Чтение кончилось. Чувство недоумения не оставляло меня, но вместе с тем не оставило меня и то мне непонятное, что — слово за словом — откладывалось и накапливалось во мне во время чтения. Публика расходилась. Ильф, счастливо блестя улыбкой и крылышками пенсне на глазах, поставленных слегка вкось, вздохнул и сказал застенчиво:

— Хорошо темперированная проза. Действует как музыка, а как просто! Вот вам еще одно свидетельство, что дело не в эпитетах. С этим нужно обращаться экономно и осторожно: два-три хороших эпитета на страницу — не больше, главное — жизнь в слове…

Я промолчал.

Как всегда, в, казалось бы, непоправимо грубых ошибках молодости именно эта молодость служит нам единственным и счастливо-убедительным оправданием. Видимо, и на сей раз молодость еще не умела в негромком услышать важное, в малозаметном увидеть истину. Ильф — он был старше меня лет на пять-шесть — был уже зрелым, его душа уже была в движении…

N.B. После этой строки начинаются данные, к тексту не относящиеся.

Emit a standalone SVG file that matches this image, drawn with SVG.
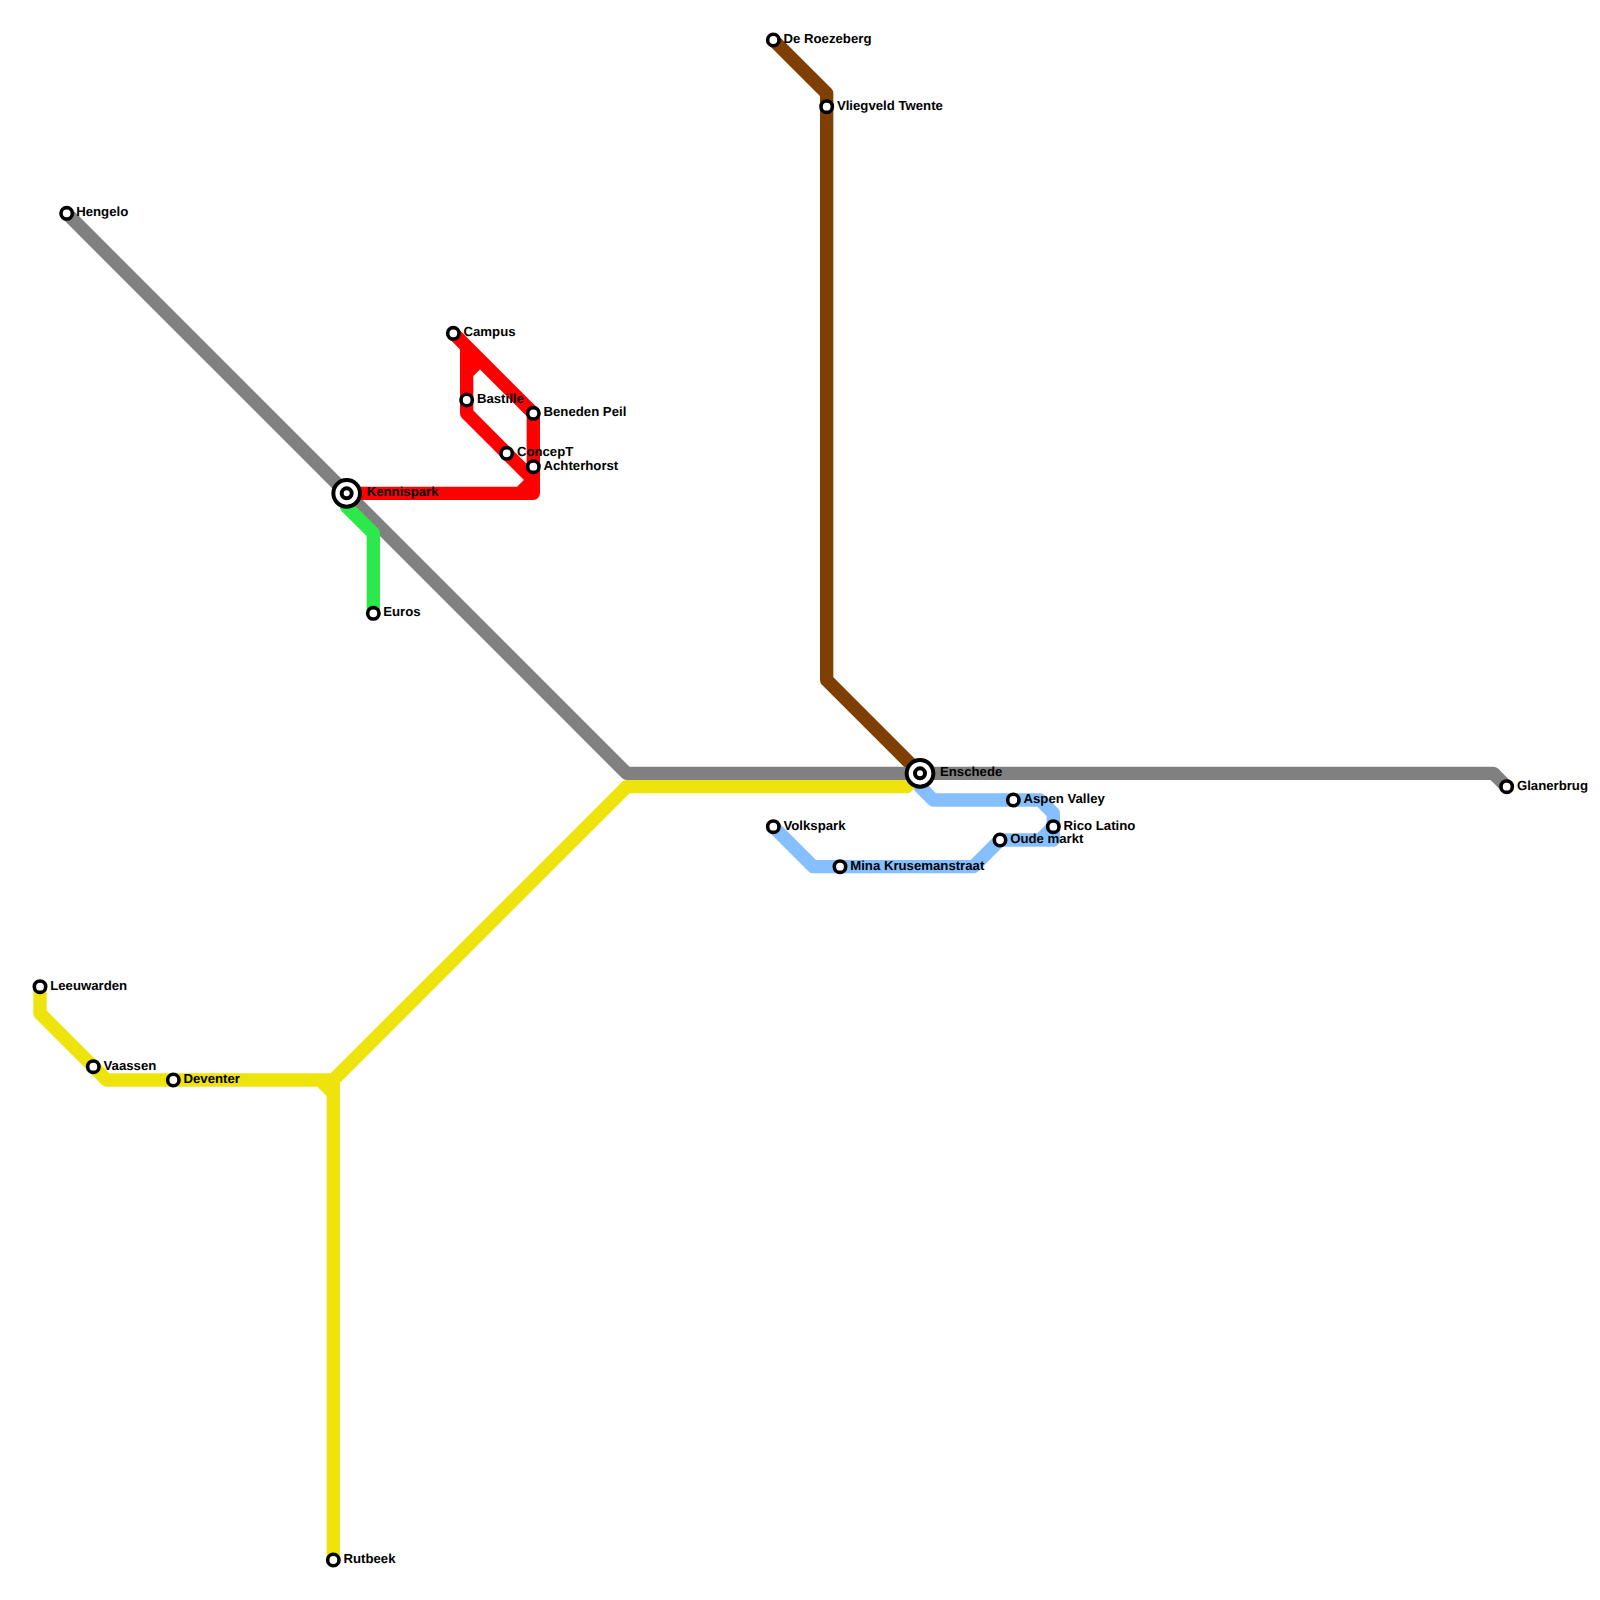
<svg xmlns="http://www.w3.org/2000/svg" width="1600" height="1600" viewBox="0 0 1600 1600">
<style>
.l{fill:none;stroke-width:13.33;stroke-linejoin:round;stroke-linecap:round}
.s{fill:#fff;stroke:#000;stroke-width:3.6}
.b{stroke-width:4}
text{font-family:"Liberation Sans",Arial,sans-serif;font-weight:bold;font-size:13.2px;fill:#000;text-rendering:geometricPrecision}
</style>
<rect width="1600" height="1600" fill="#fff"/>
<g id="connectors">
<path class="l" stroke="#85bfff" d="M773.33 826.67L813.33 866.67H973.33L1000 840H1053.33V813.33L1040 800H933.33L920 786.67V773.33M1053.33 826.67L1040 840"/>
<path class="l" stroke="#eee30c" d="M40 986.67V1013.33L106.67 1080H333.33L626.67 786.67H906.67L920 773.33M320 1080L333.33 1093.33M333.33 1080V1560"/>
<path class="l" stroke="#7f3f00" d="M773.33 40L826.67 93.33V680L920 773.33"/>
<path class="l" stroke="#808080" d="M66.67 213.33L626.67 773.33H1493.33L1506.67 786.67"/>
<path class="l" stroke="#ff0000" d="M346.67 493.33H533.33V413.33L453.33 333.33M466.67 346.67V413.33L533.33 480L520 493.33M466.67 373.33L480 360"/>
<path class="l" stroke="#2de84a" d="M346.67 493.33V506.67L373.33 533.33V613.33"/>
</g>
<g id="hengelo"><circle class="s" cx="66.67" cy="213.33" r="5.7"/><text x="76.2" y="216.4">Hengelo</text></g>
<g id="kennispark"><circle class="s b" cx="346.67" cy="493.33" r="13.33"/><circle class="s b" cx="346.67" cy="493.33" r="5"/><text x="366.7" y="496.4">Kennispark</text></g>
<g id="euros"><circle class="s" cx="373.33" cy="613.33" r="5.7"/><text x="383.2" y="616.4">Euros</text></g>
<g id="campus"><circle class="s" cx="453.33" cy="333.33" r="5.7"/><text x="463.5" y="336.4">Campus</text></g>
<g id="bastille"><circle class="s" cx="466.67" cy="400" r="5.7"/><text x="476.9" y="403.1">Bastille</text></g>
<g id="beneden-peil"><circle class="s" cx="533.33" cy="413.33" r="5.7"/><text x="543.5" y="416.4">Beneden Peil</text></g>
<g id="concept"><circle class="s" cx="506.67" cy="453.33" r="5.7"/><text x="516.9" y="456.4">ConcepT</text></g>
<g id="achterhorst"><circle class="s" cx="533.33" cy="466.67" r="5.7"/><text x="543.5" y="469.8">Achterhorst</text></g>
<g id="de-roezeberg"><circle class="s" cx="773.33" cy="40" r="5.7"/><text x="783.5" y="43.1">De Roezeberg</text></g>
<g id="vliegveld-twente"><circle class="s" cx="826.67" cy="106.67" r="5.7"/><text x="836.9" y="109.8">Vliegveld Twente</text></g>
<g id="enschede"><circle class="s b" cx="920" cy="773.33" r="13.33"/><circle class="s b" cx="920" cy="773.33" r="5"/><text x="940" y="776.4">Enschede</text></g>
<g id="glanerbrug"><circle class="s" cx="1506.67" cy="786.67" r="5.7"/><text x="1516.9" y="789.8">Glanerbrug</text></g>
<g id="aspen-valley"><circle class="s" cx="1013.33" cy="800" r="5.7"/><text x="1023.5" y="803.1">Aspen Valley</text></g>
<g id="rico-latino"><circle class="s" cx="1053.33" cy="826.67" r="5.7"/><text x="1063.5" y="829.8">Rico Latino</text></g>
<g id="oude-markt"><circle class="s" cx="1000" cy="840" r="5.7"/><text x="1010.2" y="843.1">Oude markt</text></g>
<g id="mina-krusemanstraat"><circle class="s" cx="840" cy="866.67" r="5.7"/><text x="850.2" y="869.8">Mina Krusemanstraat</text></g>
<g id="volkspark"><circle class="s" cx="773.33" cy="826.67" r="5.7"/><text x="783.5" y="829.8">Volkspark</text></g>
<g id="leeuwarden"><circle class="s" cx="40" cy="986.67" r="5.7"/><text x="50.2" y="989.8">Leeuwarden</text></g>
<g id="vaassen"><circle class="s" cx="93.33" cy="1066.67" r="5.7"/><text x="103.5" y="1069.8">Vaassen</text></g>
<g id="deventer"><circle class="s" cx="173.33" cy="1080" r="5.7"/><text x="183.5" y="1083.1">Deventer</text></g>
<g id="rutbeek"><circle class="s" cx="333.33" cy="1560" r="5.7"/><text x="343.5" y="1563.1">Rutbeek</text></g>
</svg>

Прошло, однако, еще пять-шесть лет, — и вот дивное дело: отыскивая и сочетая слова, фразы и строчки, прислушиваясь к их звукам и смыслу, к ритмам пауз, означенных запятой или точкой, я то и дело слышал среди интонаций, идущих из каких-то светлых запасов памяти, музыку речи, и я радостно узнавал знакомые созвучия, верил им и подчинялся.

Вероятно, это справедливо. Вероятно, так и должны говорить друг с другом поэты… Но не довольно ли признаний? «Никакое железо не может войти в человеческое сердце так леденяще, как точка, поставленная вовремя…»

Т. Лишина

ВЕСЕЛЫЙ, ГОЛЫЙ, ХУДОЙ

Не помню, где мы — дружная компания, состоявшая из трех девушек, только что окончивших школу и пишущих стихи, — познакомились летом 1920 года в Одессе с Ильфом. Скорее всего, это было в «Коллективе поэтов», где до поздней ночи бурно обсуждались стихи, или в кафе поэтов «Пэон четвертый».

Мы еще не знали, что этот «Пэон» означает. Мы это узнали позже, когда вместе с другими принялись распевать не очень складную песенку, сочиненную Багрицким: «Четвертый пэон — это форма стиха, но всякая форма для мяса нужна, а так как стихов у нас масса, то форма нужна им как мясо».